Instructions for the task:
Set down the data below from its first line to the line holding "(t5) at (511,475)", inclusive; omit all pictures.

━━━━━ Material shown ━━━━━

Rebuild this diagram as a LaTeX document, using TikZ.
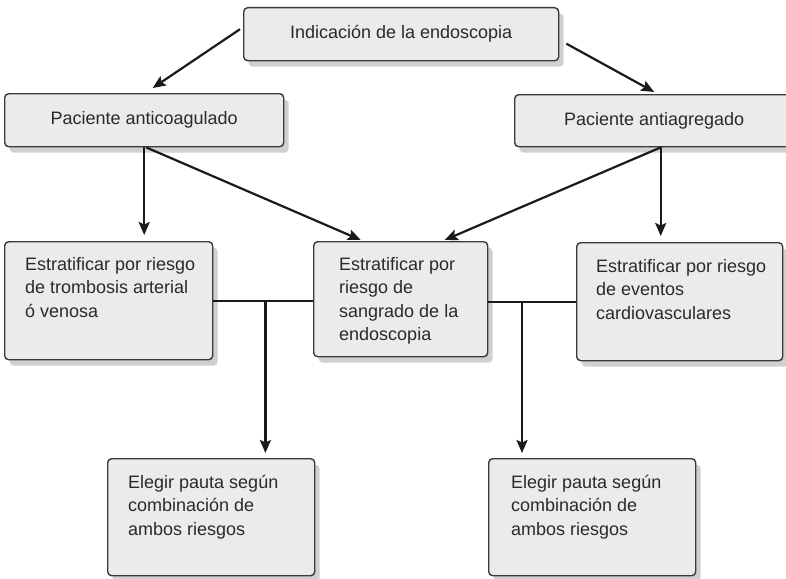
\documentclass[tikz,border=0pt]{standalone}
\usepackage{fontspec}
\setmainfont{Liberation Sans}
\usetikzlibrary{arrows.meta,shadows,calc}
\definecolor{boxfill}{HTML}{EBEBEC}
\definecolor{boxline}{HTML}{3A3A3A}
\definecolor{shadowc}{HTML}{D0D0D0}
\definecolor{txt}{HTML}{2A2A2A}
\definecolor{conncol}{HTML}{1A1A1A}
\begin{document}
\begin{tikzpicture}[x=1pt,y=-1pt,
  box/.style={draw=boxline, line width=1.4pt, fill=boxfill, rounded corners=4pt, rectangle, inner sep=0pt, anchor=north west, text=txt, font=\fontsize{18}{23.5}\selectfont, general shadow={fill=shadowc, shadow xshift=5pt, shadow yshift=-6pt}},
  lbl/.style={anchor=north west, inner sep=0pt, align=left, text=txt, font=\fontsize{18}{23.5}\selectfont},
  conn/.style={draw=conncol, line width=2.2pt},
  arr/.style={conn, -{Stealth[length=13pt,width=11pt,inset=2.5pt]}}
]
\useasboundingbox (0,0) rectangle (786,578);

\node[box, minimum width=315pt, minimum height=53pt] (top) at (243,7) {Indicación de la endoscopia};
\node[box, minimum width=279pt, minimum height=53pt] (anti) at (4,93) {Paciente anticoagulado};
\node[box, minimum width=279pt, minimum height=52pt] (agr) at (514,94) {Paciente antiagregado};
\node[box, minimum width=208pt, minimum height=118pt] (s1) at (4,241) {};
\node[box, minimum width=174pt, minimum height=115pt] (s2) at (313,241) {};
\node[box, minimum width=206pt, minimum height=118pt] (s3) at (576,242) {};
\node[box, minimum width=207pt, minimum height=117pt] (b1) at (107,458) {};
\node[box, minimum width=207pt, minimum height=117pt] (b2) at (488,458) {};

\node[lbl] (t1) at (25,257) {Estratificar por riesgo\\de trombosis arterial\\ó venosa};
\node[lbl] (t2) at (339,257) {Estratificar por\\riesgo de\\sangrado de la\\endoscopia};
\node[lbl] (t3) at (596,259) {Estratificar por riesgo\\de eventos\\cardiovasculares};
\node[lbl] (t4) at (128,475) {Elegir pauta según\\combinación de\\ambos riesgos};
\node[lbl] (t5) at (511,475) {Elegir pauta según\\combinación de\\ambos riesgos};

% top to second row
\draw[arr] ($(top.west)+(-3,-5)$) -- ($(anti.north)+(8.5,-5)$);
\draw[arr] ($(top.east)+(7,9.5)$) -- ($(agr.north)+(0,-2)$);

% anticoagulado
\draw[arr, shorten >=6pt] (anti.south) -- (anti.south |- s1.north);
\draw[arr] ($(anti.south)+(2,0)$) -- ($(s2.north)+(-40,-1)$);

% antiagregado
\coordinate (aS) at ($(agr.south)+(6.5,0)$);
\draw[arr, shorten >=6pt] (aS) -- (aS |- s3.north);
\draw[arr] (aS) -- ($(s2.north)+(44,-1)$);

% combinations
\draw[conn] (s1.east) -- (s1.east -| s2.west);
\coordinate (j1) at ($(s1.east)+(52,0)$);
\draw[arr, shorten >=5pt] (j1) -- (j1 |- b1.north);

\draw[conn] (s3.west -| s2.east) -- (s3.west);
\coordinate (j2) at ($(s3.west)+(-54,0)$);
\draw[arr, shorten >=5pt] (j2) -- (j2 |- b2.north);
\end{tikzpicture}
\end{document}
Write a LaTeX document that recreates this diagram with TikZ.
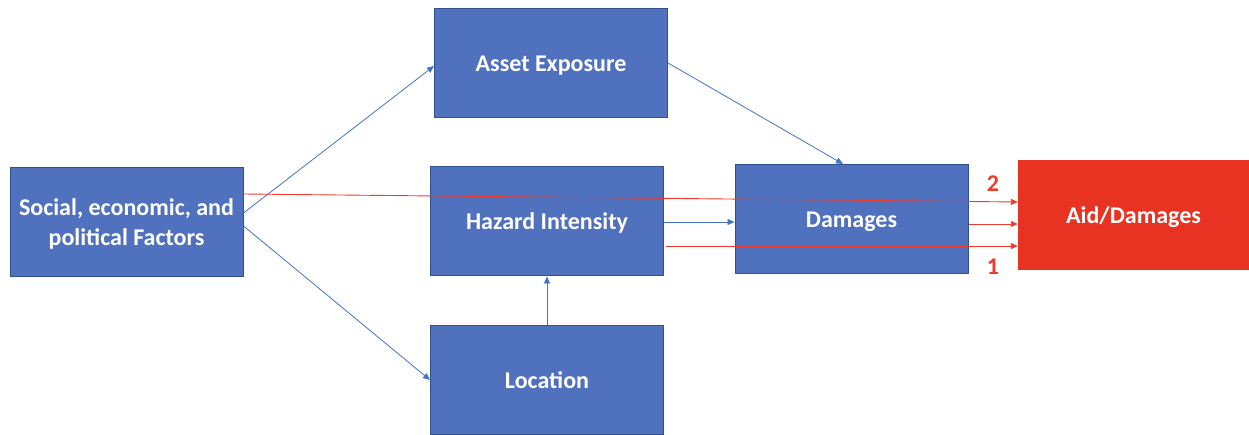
\documentclass[tikz,border=0pt]{standalone}
\usepackage{fontspec}
\setmainfont{Carlito}
\usetikzlibrary{arrows.meta}
\definecolor{boxblue}{HTML}{4F71BE}
\definecolor{boxborder}{HTML}{2F528F}
\definecolor{lineblue}{HTML}{4472C4}
\definecolor{aidred}{HTML}{E83323}
\definecolor{linered}{HTML}{EE3B2C}
\tikzset{
  bluebox/.style={draw=boxborder, line width=1pt, fill=boxblue, text=white,
    font=\fontsize{24}{30}\selectfont\bfseries, align=center, inner sep=0pt,
    minimum width=233pt, minimum height=109pt},
  oneline/.style={text height=17pt, text depth=0pt},
  redbox/.style={fill=aidred, text=white, font=\fontsize{24}{30}\selectfont\bfseries,
    inner sep=0pt, minimum width=231pt, minimum height=110pt},
  bluearrow/.style={draw=lineblue, line width=0.8pt, -{Triangle[length=7pt,width=6pt]}},
  redarrow/.style={draw=linered, line width=0.9pt, -{Triangle[length=7pt,width=6pt]}},
  numlabel/.style={text=linered, font=\fontsize{24}{30}\selectfont\bfseries}
}
\begin{document}
\begin{tikzpicture}[x=1pt,y=-1pt]
\useasboundingbox (0,0) rectangle (1249,435);
\node[bluebox] (soc) at (126.5,222) {\raisebox{-3pt}[\height][\depth]{\begin{tabular}{@{}c@{}}Social, economic, and\\[0pt]political Factors\end{tabular}}};
\node[bluebox, oneline] (asset) at (551,63.5) {Asset Exposure};
\node[bluebox, oneline] (haz) at (547,221.5) {Hazard Intensity};
\node[bluebox, oneline] (loc) at (547,379.5) {Location};
\node[bluebox, oneline] (dam) at (851.5,219) {Damages};
\node[redbox, oneline] (aid) at (1133.5,215) {Aid/Damages};
% anchor points
\coordinate (s1) at (soc.east |- 0,213);
\coordinate (s2) at (soc.east |- 0,226);
\coordinate (s3) at (soc.east |- 0,194);
\coordinate (a1) at (asset.west |- 0,66);
\coordinate (l1) at (loc.west |- 0,380);
\coordinate (a2) at (asset.east |- 0,63);
\coordinate (d1) at (dam.north -| 843,0);
\coordinate (h1) at (haz.east |- 0,222);
\coordinate (d2) at (dam.west |- 0,222);
\coordinate (h2) at (666,246);
\coordinate (r2) at (aid.west |- 0,202);
\coordinate (r0) at (aid.west |- 0,224);
\coordinate (r1) at (aid.west |- 0,246);
\coordinate (d3) at (dam.east |- 0,224);
% blue connectors
\draw[bluearrow] (s1) -- (a1);
\draw[bluearrow] (s2) -- (l1);
\draw[bluearrow] (a2) -- (d1);
\draw[bluearrow] (loc.north) -- (haz.south);
\draw[bluearrow] (h1) -- (d2);
% red connectors
\draw[redarrow] (s3) -- (r2);
\draw[redarrow] (d3) -- (r0);
\draw[redarrow] (h2) -- (r1);
\node[numlabel] (n2) at (993,184) {2};
\node[numlabel] (n1) at (993,267) {1};
\end{tikzpicture}
\end{document}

━━━━━

Solution for this problem:
Rebuild this diagram as a LaTeX document, using TikZ.
\documentclass[tikz,border=0pt]{standalone}
\usepackage{fontspec}
\setmainfont{Liberation Sans}
\usetikzlibrary{arrows.meta,shadows,calc}
\definecolor{boxfill}{HTML}{EBEBEC}
\definecolor{boxline}{HTML}{3A3A3A}
\definecolor{shadowc}{HTML}{D0D0D0}
\definecolor{txt}{HTML}{2A2A2A}
\definecolor{conncol}{HTML}{1A1A1A}
\begin{document}
\begin{tikzpicture}[x=1pt,y=-1pt,
  box/.style={draw=boxline, line width=1.4pt, fill=boxfill, rounded corners=4pt, rectangle, inner sep=0pt, anchor=north west, text=txt, font=\fontsize{18}{23.5}\selectfont, general shadow={fill=shadowc, shadow xshift=5pt, shadow yshift=-6pt}},
  lbl/.style={anchor=north west, inner sep=0pt, align=left, text=txt, font=\fontsize{18}{23.5}\selectfont},
  conn/.style={draw=conncol, line width=2.2pt},
  arr/.style={conn, -{Stealth[length=13pt,width=11pt,inset=2.5pt]}}
]
\useasboundingbox (0,0) rectangle (786,578);

\node[box, minimum width=315pt, minimum height=53pt] (top) at (243,7) {Indicación de la endoscopia};
\node[box, minimum width=279pt, minimum height=53pt] (anti) at (4,93) {Paciente anticoagulado};
\node[box, minimum width=279pt, minimum height=52pt] (agr) at (514,94) {Paciente antiagregado};
\node[box, minimum width=208pt, minimum height=118pt] (s1) at (4,241) {};
\node[box, minimum width=174pt, minimum height=115pt] (s2) at (313,241) {};
\node[box, minimum width=206pt, minimum height=118pt] (s3) at (576,242) {};
\node[box, minimum width=207pt, minimum height=117pt] (b1) at (107,458) {};
\node[box, minimum width=207pt, minimum height=117pt] (b2) at (488,458) {};

\node[lbl] (t1) at (25,257) {Estratificar por riesgo\\de trombosis arterial\\ó venosa};
\node[lbl] (t2) at (339,257) {Estratificar por\\riesgo de\\sangrado de la\\endoscopia};
\node[lbl] (t3) at (596,259) {Estratificar por riesgo\\de eventos\\cardiovasculares};
\node[lbl] (t4) at (128,475) {Elegir pauta según\\combinación de\\ambos riesgos};
\node[lbl] (t5) at (511,475) {Elegir pauta según\\combinación de\\ambos riesgos};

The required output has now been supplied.